# WHAT YOU ARE ASKED TO DO
All of the lines below are to be printed again exactly; images are excluded from the output.

>> begin SOURCE DATA

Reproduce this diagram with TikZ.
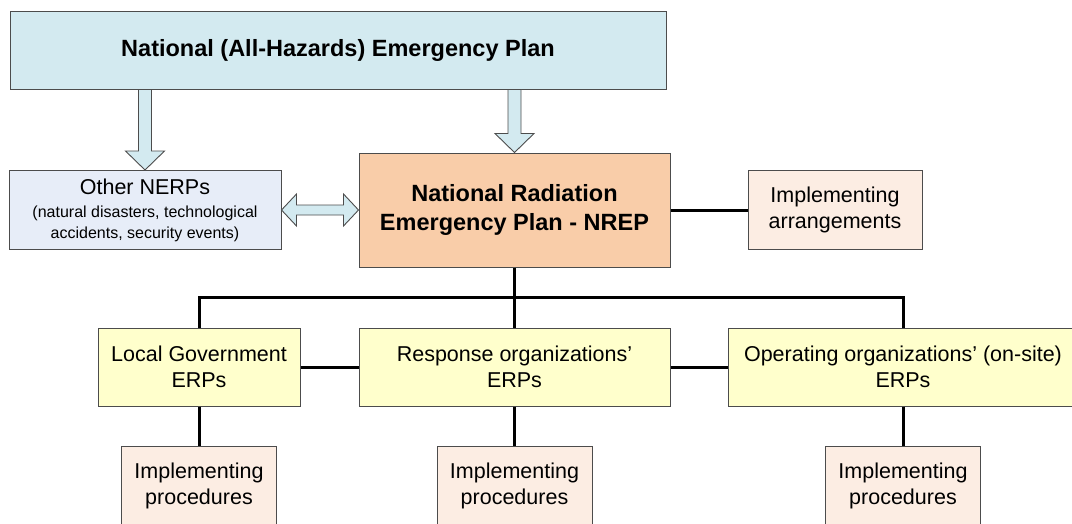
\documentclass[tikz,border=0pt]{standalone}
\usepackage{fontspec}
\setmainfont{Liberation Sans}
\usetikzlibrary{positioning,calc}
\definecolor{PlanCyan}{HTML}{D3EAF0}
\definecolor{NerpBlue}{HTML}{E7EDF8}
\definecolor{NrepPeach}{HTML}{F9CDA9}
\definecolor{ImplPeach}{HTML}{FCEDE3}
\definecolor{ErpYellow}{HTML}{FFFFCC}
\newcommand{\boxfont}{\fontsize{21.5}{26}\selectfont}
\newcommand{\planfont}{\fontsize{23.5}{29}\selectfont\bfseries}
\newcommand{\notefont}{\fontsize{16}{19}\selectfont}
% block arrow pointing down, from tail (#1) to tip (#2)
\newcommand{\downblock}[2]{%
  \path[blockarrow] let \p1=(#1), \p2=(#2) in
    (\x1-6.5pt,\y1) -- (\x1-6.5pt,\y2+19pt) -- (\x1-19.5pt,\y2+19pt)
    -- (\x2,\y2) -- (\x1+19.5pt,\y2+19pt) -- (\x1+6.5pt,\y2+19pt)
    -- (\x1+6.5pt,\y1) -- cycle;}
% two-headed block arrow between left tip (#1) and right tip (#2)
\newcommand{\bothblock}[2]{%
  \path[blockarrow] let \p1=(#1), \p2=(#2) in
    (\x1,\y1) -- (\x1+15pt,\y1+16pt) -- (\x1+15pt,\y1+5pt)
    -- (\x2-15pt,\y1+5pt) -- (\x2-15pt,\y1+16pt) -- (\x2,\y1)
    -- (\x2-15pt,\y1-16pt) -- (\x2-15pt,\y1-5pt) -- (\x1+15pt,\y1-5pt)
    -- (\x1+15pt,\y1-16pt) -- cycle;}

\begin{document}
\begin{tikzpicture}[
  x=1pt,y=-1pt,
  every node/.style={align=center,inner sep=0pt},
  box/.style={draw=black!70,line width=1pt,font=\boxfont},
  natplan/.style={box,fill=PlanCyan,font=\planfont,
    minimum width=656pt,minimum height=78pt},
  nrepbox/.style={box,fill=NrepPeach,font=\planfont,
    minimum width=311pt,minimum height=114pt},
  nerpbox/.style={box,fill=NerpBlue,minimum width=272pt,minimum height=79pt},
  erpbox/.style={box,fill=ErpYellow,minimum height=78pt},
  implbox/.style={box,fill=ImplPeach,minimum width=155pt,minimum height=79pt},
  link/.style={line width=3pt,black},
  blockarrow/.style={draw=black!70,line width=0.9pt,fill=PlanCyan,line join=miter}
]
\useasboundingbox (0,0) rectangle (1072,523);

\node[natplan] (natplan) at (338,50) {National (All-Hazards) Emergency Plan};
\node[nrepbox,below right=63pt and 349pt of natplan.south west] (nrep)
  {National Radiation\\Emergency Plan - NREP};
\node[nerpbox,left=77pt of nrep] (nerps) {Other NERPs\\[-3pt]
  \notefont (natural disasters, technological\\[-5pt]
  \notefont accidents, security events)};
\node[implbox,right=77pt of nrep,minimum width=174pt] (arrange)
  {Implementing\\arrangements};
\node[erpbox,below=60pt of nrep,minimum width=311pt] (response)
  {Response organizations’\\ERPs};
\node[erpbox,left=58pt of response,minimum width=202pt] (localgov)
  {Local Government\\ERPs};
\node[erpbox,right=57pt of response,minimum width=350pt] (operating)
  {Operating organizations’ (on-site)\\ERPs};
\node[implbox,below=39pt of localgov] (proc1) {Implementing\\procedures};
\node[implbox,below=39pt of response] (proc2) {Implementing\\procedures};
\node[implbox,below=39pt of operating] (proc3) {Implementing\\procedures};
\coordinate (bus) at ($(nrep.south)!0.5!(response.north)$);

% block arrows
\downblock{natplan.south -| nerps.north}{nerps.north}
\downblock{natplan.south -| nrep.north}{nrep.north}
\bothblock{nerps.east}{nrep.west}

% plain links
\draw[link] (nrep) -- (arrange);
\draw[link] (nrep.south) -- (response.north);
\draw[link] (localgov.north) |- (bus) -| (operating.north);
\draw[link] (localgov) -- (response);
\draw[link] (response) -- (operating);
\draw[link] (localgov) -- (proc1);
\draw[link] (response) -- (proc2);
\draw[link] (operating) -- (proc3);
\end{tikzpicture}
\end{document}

>> end SOURCE DATA

# OUTPUT FOR THIS EXERCISE
Reproduce this diagram with TikZ.
\documentclass[tikz,border=0pt]{standalone}
\usepackage{fontspec}
\setmainfont{Liberation Sans}
\usetikzlibrary{positioning,calc}
\definecolor{PlanCyan}{HTML}{D3EAF0}
\definecolor{NerpBlue}{HTML}{E7EDF8}
\definecolor{NrepPeach}{HTML}{F9CDA9}
\definecolor{ImplPeach}{HTML}{FCEDE3}
\definecolor{ErpYellow}{HTML}{FFFFCC}
\newcommand{\boxfont}{\fontsize{21.5}{26}\selectfont}
\newcommand{\planfont}{\fontsize{23.5}{29}\selectfont\bfseries}
\newcommand{\notefont}{\fontsize{16}{19}\selectfont}
% block arrow pointing down, from tail (#1) to tip (#2)
\newcommand{\downblock}[2]{%
  \path[blockarrow] let \p1=(#1), \p2=(#2) in
    (\x1-6.5pt,\y1) -- (\x1-6.5pt,\y2+19pt) -- (\x1-19.5pt,\y2+19pt)
    -- (\x2,\y2) -- (\x1+19.5pt,\y2+19pt) -- (\x1+6.5pt,\y2+19pt)
    -- (\x1+6.5pt,\y1) -- cycle;}
% two-headed block arrow between left tip (#1) and right tip (#2)
\newcommand{\bothblock}[2]{%
  \path[blockarrow] let \p1=(#1), \p2=(#2) in
    (\x1,\y1) -- (\x1+15pt,\y1+16pt) -- (\x1+15pt,\y1+5pt)
    -- (\x2-15pt,\y1+5pt) -- (\x2-15pt,\y1+16pt) -- (\x2,\y1)
    -- (\x2-15pt,\y1-16pt) -- (\x2-15pt,\y1-5pt) -- (\x1+15pt,\y1-5pt)
    -- (\x1+15pt,\y1-16pt) -- cycle;}

\begin{document}
\begin{tikzpicture}[
  x=1pt,y=-1pt,
  every node/.style={align=center,inner sep=0pt},
  box/.style={draw=black!70,line width=1pt,font=\boxfont},
  natplan/.style={box,fill=PlanCyan,font=\planfont,
    minimum width=656pt,minimum height=78pt},
  nrepbox/.style={box,fill=NrepPeach,font=\planfont,
    minimum width=311pt,minimum height=114pt},
  nerpbox/.style={box,fill=NerpBlue,minimum width=272pt,minimum height=79pt},
  erpbox/.style={box,fill=ErpYellow,minimum height=78pt},
  implbox/.style={box,fill=ImplPeach,minimum width=155pt,minimum height=79pt},
  link/.style={line width=3pt,black},
  blockarrow/.style={draw=black!70,line width=0.9pt,fill=PlanCyan,line join=miter}
]
\useasboundingbox (0,0) rectangle (1072,523);

\node[natplan] (natplan) at (338,50) {National (All-Hazards) Emergency Plan};
\node[nrepbox,below right=63pt and 349pt of natplan.south west] (nrep)
  {National Radiation\\Emergency Plan - NREP};
\node[nerpbox,left=77pt of nrep] (nerps) {Other NERPs\\[-3pt]
  \notefont (natural disasters, technological\\[-5pt]
  \notefont accidents, security events)};
\node[implbox,right=77pt of nrep,minimum width=174pt] (arrange)
  {Implementing\\arrangements};
\node[erpbox,below=60pt of nrep,minimum width=311pt] (response)
  {Response organizations’\\ERPs};
\node[erpbox,left=58pt of response,minimum width=202pt] (localgov)
  {Local Government\\ERPs};
\node[erpbox,right=57pt of response,minimum width=350pt] (operating)
  {Operating organizations’ (on-site)\\ERPs};
\node[implbox,below=39pt of localgov] (proc1) {Implementing\\procedures};
\node[implbox,below=39pt of response] (proc2) {Implementing\\procedures};
\node[implbox,below=39pt of operating] (proc3) {Implementing\\procedures};
\coordinate (bus) at ($(nrep.south)!0.5!(response.north)$);

% block arrows
\downblock{natplan.south -| nerps.north}{nerps.north}
\downblock{natplan.south -| nrep.north}{nrep.north}
\bothblock{nerps.east}{nrep.west}

% plain links
\draw[link] (nrep) -- (arrange);
\draw[link] (nrep.south) -- (response.north);
\draw[link] (localgov.north) |- (bus) -| (operating.north);
\draw[link] (localgov) -- (response);
\draw[link] (response) -- (operating);
\draw[link] (localgov) -- (proc1);
\draw[link] (response) -- (proc2);
\draw[link] (operating) -- (proc3);
\end{tikzpicture}
\end{document}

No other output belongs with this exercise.